18. Ceza Dairesi 2015/19904 E. , 2016/10213 K.
"İçtihat Metni"MAHKEMESİ :Asliye Ceza Mahkemesi
SUÇLAR : Görevi yaptırmamak için direnme, hakaret
HÜKÜM : Mahkumiyet
KARAR
Yerel Mahkemece verilen hükümler temyiz edilmekle, başvurunun süresi ve kararın niteliği ile suç tarihine göre dosya görüşüldü:
Temyiz isteğinin reddi nedenleri bulunmadığından işin esasına geçildi.

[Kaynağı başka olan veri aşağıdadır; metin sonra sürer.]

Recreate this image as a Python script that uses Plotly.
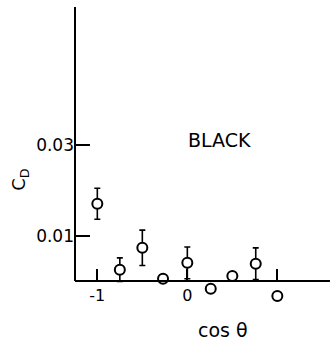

Vicdani kanının oluştuğu duruşma sürecini yansıtan tutanaklar, belgeler ve gerekçe içeriğine göre yapılan incelemede;
Sanığa yükletilen görevi yaptırmamak için direnme ve hakaret eylemleriyle ulaşılan çözümü haklı kılıcı zorunlu öğelerinin ve bu eylemlerin sanık tarafından işlendiğinin Kanuna uygun olarak yürütülen duruşma sonucu saptandığı, bütün kanıtlarla aşamalarda ileri sürülen iddia ve savunmaların temyiz denetimini sağlayacak biçimde ve eksiksiz sergilendiği, özleri değiştirilmeksizin tartışıldığı, vicdani kanının kesin, tutarlı ve çelişmeyen verilere dayandırıldığı,
Eylemlerin doğru olarak nitelendirildiği ve Kanunda öngörülen suç tiplerine uyduğu,
Hakaret suçunun, alenen işlendiğinin anlaşılması karşısında, TCK"nın 125/4. maddesinin uygulanması gerektiği gözetilmemişse de, karşı temyiz olmadığından bozma yapılamayacağı,
TCK’nın 53/1-b maddesinde yer alan hak yoksunluğunun uygulanmasına ilişkin hükmün Anayasa Mahkemesinin 08.10.2015 tarihli ve 2014/140 Esas, 2015/85 sayılı kararıyla iptal edilmesi nedeniyle uygulanma olanağı ortadan kalkmış ve yine aynı Kanunun 53/1-c maddesindeki hak yoksunluğunun sanığın kendi altsoyu üzerindeki velayet, vesayet ve kayyımlık yetkileri yönünden koşullu salıverme tarihine kadar, diğer kişilere karşı belirtilen yetkiler yönünden mahkûm olunan hapis cezasının infazı tamamlanıncaya kadar geçerli olacağı gözetilmemiş ise de, mahkûmiyetin kanuni sonucu olarak infaz evresinde re"sen TCK"nın 53. maddesinin 1 ilâ 3. fıkralarında öngörüldüğü biçimde uygulanması mümkün görüldüğünden, bu hususların bozmayı gerektirmediği,
Anlaşılmış ve ileri sürülen başkaca temyiz nedenleri yerinde görülmediği gibi hükümleri etkileyecek oranda hukuka aykırılığa da rastlanmamıştır.
Ancak,
1- Sanığın hakaret eyleminin tek bir kişiye yönelik olması karşısında, zincirleme suça ilişkin TCK’nın 43/2. maddesinin uygulanamayacağının gözetilmemesi,
2- Tekerrüre esas alınan önceki mahkumiyetin, kesin nitelikte adli para cezasından ibaret olması karşısında, sanık hakkında TCK"nın 58. maddesinin uygulanamayacağının gözetilmemesi,
Kanuna aykırı ve sanık ...’ün temyiz iddiaları bu nedenle yerinde ise de, bu husus, yeniden duruşma yapılmasına gerek olmaksızın düzeltilebilir nitelikte olduğundan, temyiz edilen kararın açıklanan noktası, tebliğnamedeki isteme kısmen uygun olarak “hakaret suçuna ilişkin hükümden TCK’nın 43/2. maddesinin tatbikine dair kısımların karardan çıkartılarak, uygulamaya göre de, sonuç hapis cezasının 1 Yıl’a indirilmesi ve tekerrür hükümlerinin uygulanmasına ilişkin kısımların hükümlerden çıkarılması” biçiminde HÜKÜMLERİN DÜZELTİLEREK ONANMASINA, 5320 sayılı Kanunun 8/1. madde ve fıkrası aracılığıyla 1412 sayılı CMUK"nın 322. maddesi uyarınca davanın esasına, 11.05.2016 tarihinde oy birliğiyle karar verildi.